Sul coperchio di quella specie di tamburino che è il “trasmettitore” Morse, e più esattamente sulla vite centrale ben visibile nella foto, vengono battuti (dall’interno) dei colpi corrispondenti ai segnali Morse prodotti con il maneggio del tasto (vedi schema al centro). Si può scegliere se usare un Morse, diciamo “marconiano”, a note “sostenute”, facendo lavorare l’elettromagnete a “trembleur”, come un ronzatore o “buzzer”; o il Morse tradizionale a colpi isolati (Morse americano, o dei “capistazione”, vedi MO 3), escludendo (cortocircuitando, tramite la levetta S) il contatto automatico e facendo sì che l’armatura dell’elettromagnete risponda senza autovibrazioni (unbrokenly) ai movimenti del tasto. E ci sarebbe anche una terza alternativa, ancora più pratica, depositata sempre da Delany, di eliminare del tutto l’elettromagnete e usare un tasto unicamente meccanico (vedi MO 28). Il primo stile di manipolazione, osserva l’inventore, sarebbe adatto agli operatori radiotelegrafici (TSF), gli altri due ai veterani del Morse.

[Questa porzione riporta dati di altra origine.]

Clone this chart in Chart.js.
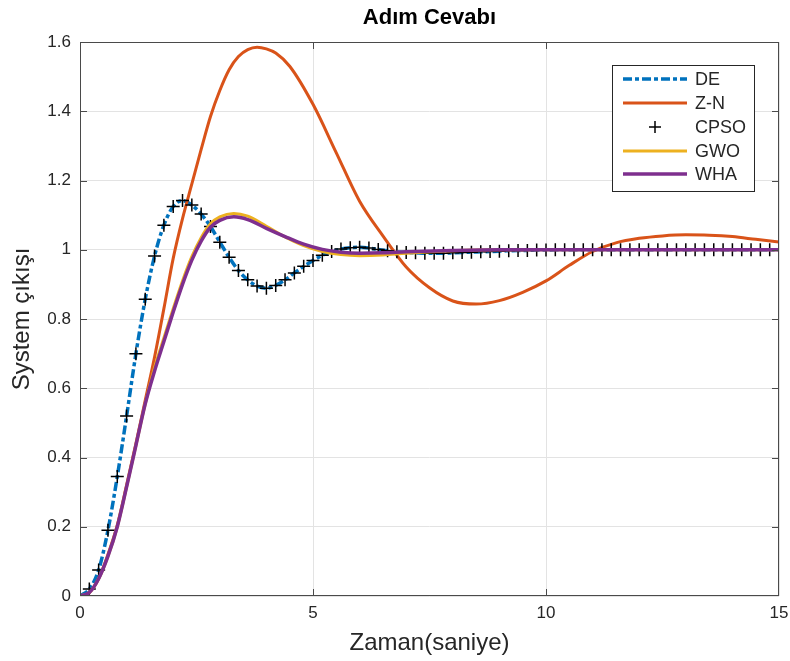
<!DOCTYPE html>
<html>
<head>
<meta charset="utf-8">
<script src="https://cdn.jsdelivr.net/npm/chart.js@4/dist/chart.umd.min.js"></script>
<style>
  body { margin: 0; background: #fff; }
  canvas { display: block; }
</style>
</head>
<body>
<canvas id="chart" width="790" height="661"></canvas>
<script>
// Adım cevabı verileri

// DE ve CPSO örnek zamanları [s]
const sampleTime = [
  0, 0.2, 0.4, 0.6, 0.8, 1.0, 1.2, 1.4, 1.6, 1.8,
  2.0, 2.2, 2.4, 2.6, 2.8, 3.0, 3.2, 3.4, 3.6, 3.8,
  4.0, 4.2, 4.4, 4.6, 4.8, 5.0, 5.2, 5.4, 5.6, 5.8,
  6.0, 6.2, 6.4, 6.6, 6.8, 7.0, 7.2, 7.4, 7.6, 7.8,
  8.0, 8.2, 8.4, 8.6, 8.8, 9.0, 9.2, 9.4, 9.6, 9.8,
  10.0, 10.2, 10.4, 10.6, 10.8, 11.0, 11.2, 11.4, 11.6, 11.8,
  12.0, 12.2, 12.4, 12.6, 12.8, 13.0, 13.2, 13.4, 13.6, 13.8,
  14.0, 14.2, 14.4, 14.6, 14.8, 15.0
];

const deValues = [
  0, 0.02, 0.075, 0.19, 0.345, 0.52, 0.70, 0.857, 0.982, 1.071,
  1.125, 1.142, 1.129, 1.103, 1.067, 1.022, 0.978, 0.94, 0.913, 0.895,
  0.889, 0.897, 0.913, 0.933, 0.952, 0.969, 0.984, 0.995, 1.002, 1.006,
  1.007, 1.005, 1.001, 0.997, 0.994, 0.992, 0.991, 0.99, 0.99, 0.99,
  0.991, 0.992, 0.993, 0.994, 0.995, 0.996, 0.997, 0.998, 0.998, 0.999,
  0.999, 1, 1, 1, 1, 1, 1, 1, 1, 1,
  1, 1, 1, 1, 1, 1, 1, 1, 1, 1,
  1, 1, 1, 1, 1, 1
];

const cpsoValues = [
  0, 0.02, 0.075, 0.19, 0.345, 0.52, 0.70, 0.857, 0.982, 1.071,
  1.125, 1.142, 1.129, 1.103, 1.067, 1.022, 0.978, 0.94, 0.913, 0.895,
  0.889, 0.897, 0.913, 0.933, 0.952, 0.969, 0.984, 0.995, 1.002, 1.006,
  1.007, 1.005, 1.001, 0.997, 0.994, 0.992, 0.991, 0.99, 0.99, 0.99,
  0.991, 0.992, 0.993, 0.994, 0.995, 0.996, 0.997, 0.998, 0.998, 0.999,
  0.999, 1, 1, 1, 1, 1, 1, 1, 1, 1,
  1, 1, 1, 1, 1, 1, 1, 1, 1, 1,
  1, 1, 1, 1, 1, 1
];

// Z-N
const znTime = [
  0, 0.2, 0.4, 0.6, 0.8, 1.0, 1.2, 1.4, 1.6, 1.8,
  2.0, 2.2, 2.4, 2.6, 2.8, 3.0, 3.2, 3.4, 3.6, 3.8,
  4.0, 4.2, 4.5, 5.0, 5.5, 6.0, 6.5, 7.0, 7.5, 8.0,
  8.5, 9.0, 9.5, 10.0, 10.5, 11.0, 11.5, 12.0, 12.5, 13.0,
  13.5, 14.0, 14.5, 15.0
];
const znValues = [
  0, 0.01, 0.05, 0.12, 0.205, 0.32, 0.44, 0.565, 0.69, 0.83,
  0.975, 1.09, 1.19, 1.29, 1.385, 1.46, 1.52, 1.558, 1.578, 1.585,
  1.58, 1.568, 1.53, 1.42, 1.28, 1.14, 1.04, 0.95, 0.89, 0.852,
  0.843, 0.853, 0.877, 0.91, 0.955, 0.995, 1.02, 1.033, 1.04, 1.043,
  1.042, 1.038, 1.03, 1.022
];

// GWO ve WHA
const optTime = [
  0, 0.2, 0.4, 0.6, 0.8, 1.0, 1.2, 1.4, 1.6, 1.8,
  2.0, 2.2, 2.4, 2.6, 2.8, 3.0, 3.3, 3.6, 4.0, 4.4,
  4.8, 5.2, 5.6, 6.0, 6.5, 7.0, 8.0, 9.0, 10, 11,
  12, 13, 14, 15
];
const gwoValues = [
  0, 0.01, 0.05, 0.115, 0.2, 0.315, 0.435, 0.555, 0.66, 0.745,
  0.83, 0.91, 0.98, 1.035, 1.075, 1.095, 1.105, 1.097, 1.068, 1.037,
  1.012, 0.995, 0.986, 0.983, 0.985, 0.99, 0.997, 1, 1, 1,
  1, 1, 1, 1
];
const whaValues = [
  0, 0.01, 0.05, 0.115, 0.2, 0.315, 0.435, 0.555, 0.65, 0.735,
  0.82, 0.9, 0.97, 1.025, 1.065, 1.085, 1.095, 1.087, 1.062, 1.038,
  1.016, 1.001, 0.993, 0.99, 0.991, 0.994, 0.998, 1, 1, 1,
  1, 1, 1, 1
];

const xTicks = [0, 5, 10, 15];
const yTicks = [0, 0.2, 0.4, 0.6, 0.8, 1, 1.2, 1.4, 1.6];
const chartTitle = "Adım Cevabı";

const toXY = (ts, vs) => ts.map((t, i) => ({ x: t, y: vs[i] }));

const AXIS_COLOR = "#262626";
const FONT = "'Liberation Sans', Arial, Helvetica, sans-serif";

// MATLAB tarzı başlık, çerçeve, içe dönük tik çizgileri ve lejant
const matlabFrame = {
  id: "matlabFrame",
  afterDraw(chart) {
    const { ctx, chartArea: a, scales } = chart;
    ctx.save();

    // başlık, eksen alanının ortasında
    ctx.fillStyle = "#000";
    ctx.font = "bold 22px " + FONT;
    ctx.textAlign = "center";
    ctx.textBaseline = "middle";
    ctx.fillText(chartTitle, (a.left + a.right) / 2, 18);
    ctx.textAlign = "left";

    ctx.strokeStyle = "#4a4a4a";
    ctx.lineWidth = 1;
    ctx.strokeRect(a.left + 0.5, a.top + 0.5, a.right - a.left - 1, a.bottom - a.top - 1);

    const tl = 7;
    ctx.beginPath();
    xTicks.slice(1, -1).forEach((t) => {
      const px = Math.round(scales.x.getPixelForValue(t)) + 0.5;
      ctx.moveTo(px, a.bottom);
      ctx.lineTo(px, a.bottom - tl);
      ctx.moveTo(px, a.top);
      ctx.lineTo(px, a.top + tl);
    });
    yTicks.slice(1, -1).forEach((t) => {
      const py = Math.round(scales.y.getPixelForValue(t)) + 0.5;
      ctx.moveTo(a.left, py);
      ctx.lineTo(a.left + tl, py);
      ctx.moveTo(a.right, py);
      ctx.lineTo(a.right - tl, py);
    });
    ctx.stroke();

    // lejant
    const box = { x: 612, y: 65, w: 142, h: 126 };
    ctx.fillStyle = "#fff";
    ctx.fillRect(box.x, box.y, box.w, box.h);
    ctx.strokeStyle = AXIS_COLOR;
    ctx.lineWidth = 1;
    ctx.strokeRect(box.x + 0.5, box.y + 0.5, box.w, box.h);

    const rowY = [79, 103, 127, 151, 174];
    const lineX0 = 623, lineX1 = 687, textX = 695;
    ctx.font = "18px " + FONT;
    ctx.textBaseline = "middle";
    chart.data.datasets.forEach((ds, i) => {
      const y = rowY[i];
      if (ds.showLine === false) {
        ctx.strokeStyle = ds.borderColor;
        ctx.lineWidth = 1.5;
        ctx.beginPath();
        const cx = (lineX0 + lineX1) / 2;
        ctx.moveTo(cx - 6, y);
        ctx.lineTo(cx + 6, y);
        ctx.moveTo(cx, y - 6);
        ctx.lineTo(cx, y + 6);
        ctx.stroke();
      } else {
        ctx.strokeStyle = ds.borderColor;
        ctx.lineWidth = ds.borderWidth;
        ctx.setLineDash(ds.borderDash || []);
        ctx.beginPath();
        ctx.moveTo(lineX0, y);
        ctx.lineTo(lineX1, y);
        ctx.stroke();
        ctx.setLineDash([]);
      }
      ctx.fillStyle = AXIS_COLOR;
      ctx.fillText(ds.label, textX, y + 1);
    });
    ctx.restore();
  },
};

new Chart(document.getElementById("chart"), {
  type: "line",
  data: {
    datasets: [
      {
        label: "DE",
        data: toXY(sampleTime, deValues),
        borderColor: "#0072BD",
        borderWidth: 3.5,
        borderDash: [9, 3, 4, 3],
        pointRadius: 0,
        cubicInterpolationMode: "monotone",
        order: 5,
      },
      {
        label: "Z-N",
        data: toXY(znTime, znValues),
        borderColor: "#D95319",
        borderWidth: 3,
        pointRadius: 0,
        cubicInterpolationMode: "monotone",
        order: 4,
      },
      {
        label: "CPSO",
        data: toXY(sampleTime, cpsoValues),
        showLine: false,
        borderColor: "#000",
        backgroundColor: "#000",
        pointStyle: "cross",
        pointRadius: 6.5,
        pointBorderWidth: 1.5,
        order: 3,
      },
      {
        label: "GWO",
        data: toXY(optTime, gwoValues),
        borderColor: "#EDB120",
        borderWidth: 3,
        pointRadius: 0,
        cubicInterpolationMode: "monotone",
        order: 2,
      },
      {
        label: "WHA",
        data: toXY(optTime, whaValues),
        borderColor: "#7E2F8E",
        borderWidth: 3.5,
        pointRadius: 0,
        cubicInterpolationMode: "monotone",
        order: 1,
      },
    ],
  },
  options: {
    responsive: false,
    animation: false,
    layout: { padding: { top: 42, right: 11, left: 0, bottom: 0 } },
    plugins: {
      legend: { display: false },
      tooltip: { enabled: false },
      title: { display: false },
    },
    scales: {
      x: {
        type: "linear",
        min: 0,
        max: 15,
        afterBuildTicks: (s) => { s.ticks = xTicks.map((v) => ({ value: v })); },
        afterFit: (s) => { s.height = 65; s.paddingRight = 0; s.paddingLeft = 0; },
        grid: { color: "#e3e3e3", drawTicks: false },
        border: { display: false },
        ticks: {
          color: AXIS_COLOR,
          padding: 7,
          maxRotation: 0,
          font: { family: FONT, size: 17 },
          callback: (v) => String(v),
        },
        title: {
          display: true,
          text: "Zaman(saniye)",
          color: AXIS_COLOR,
          font: { family: FONT, size: 24, lineHeight: 1.2 },
          padding: { top: 0, bottom: 3 },
        },
      },
      y: {
        min: 0,
        max: 1.6,
        afterBuildTicks: (s) => { s.ticks = yTicks.map((v) => ({ value: v })); },
        afterFit: (s) => { s.width = 80; s.paddingTop = 0; s.paddingBottom = 0; },
        grid: { color: "#e3e3e3", drawTicks: false },
        border: { display: false },
        ticks: {
          color: AXIS_COLOR,
          padding: 9,
          font: { family: FONT, size: 17 },
          callback: (v) => String(+v.toFixed(1)),
        },
        title: {
          display: true,
          text: "System çıkışı",
          color: AXIS_COLOR,
          font: { family: FONT, size: 24, lineHeight: 1.2 },
          padding: { top: 8, bottom: 0 },
        },
      },
    },
  },
  plugins: [matlabFrame],
});
</script>
</body>
</html>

Questi click sonori arriverebbero anche per via aerea al “microfono del telefono” (questa espressione oggi ha un senso, ma dal punto di vista squisitamente tecnico è impropria perché il “telefono” era cosa ben diversa dal “microfono”) e sarebbero perciò uditi all’altro capo del filo. Per aumentare però la nitidezza dei segnali era opportuno poggiare il telefono sul “tamburino” in modo che i suoni si potessero trasmettere anche per via unicamente meccanica, attraverso il supporto (colonna o “candela”) del telefono. Per migliorare questo “accoppiamento” meccanico-acustico al centro della base di supporto c’era un’altra vite che veniva a toccare quella del “tamburino”. A quest’ultima i segnali pervenivano, sempre meccanicamente, dal telaietto dell’elettromagnete attraverso una prolunga sotto pressione.

Vediamo ora più in dettaglio come, in questo “signal maker elettromeccanico” convertito da buzzer a sounder, erano prodotti i colpi isolati, cioè i punti e le linee del Morse americano. Questi due segnali, come da tempo la telelinguistica ha assodato, differiscono non tanto per la durata ma per la natura del colpo sonoro: suono determinato per i punti, suono indeterminato per le linee. Ora, se questa discriminazione riusciva elementare nei normali circuiti telegrafici e coi normali sounder, in telefonia poteva essere alquanto problematica e dar luogo a errori di ricezione. Delany si preoccupò quindi di differenziare il più possibile il colpo “di lettura” (reading stroke) o di andata (down stroke) del sounder dal colpo di ritorno (back stroke). Il primo rimase il classico colpo di martello (della leva o armatura) sull’incudine costituita dal nucleo dell’elettromagnete (con interposto un distanziatore non ferromagnetico per prevenire i noti fenomeni di sticking), il secondo invece lo attutì molto usando un finecorsa più soft (yielding, cedevole).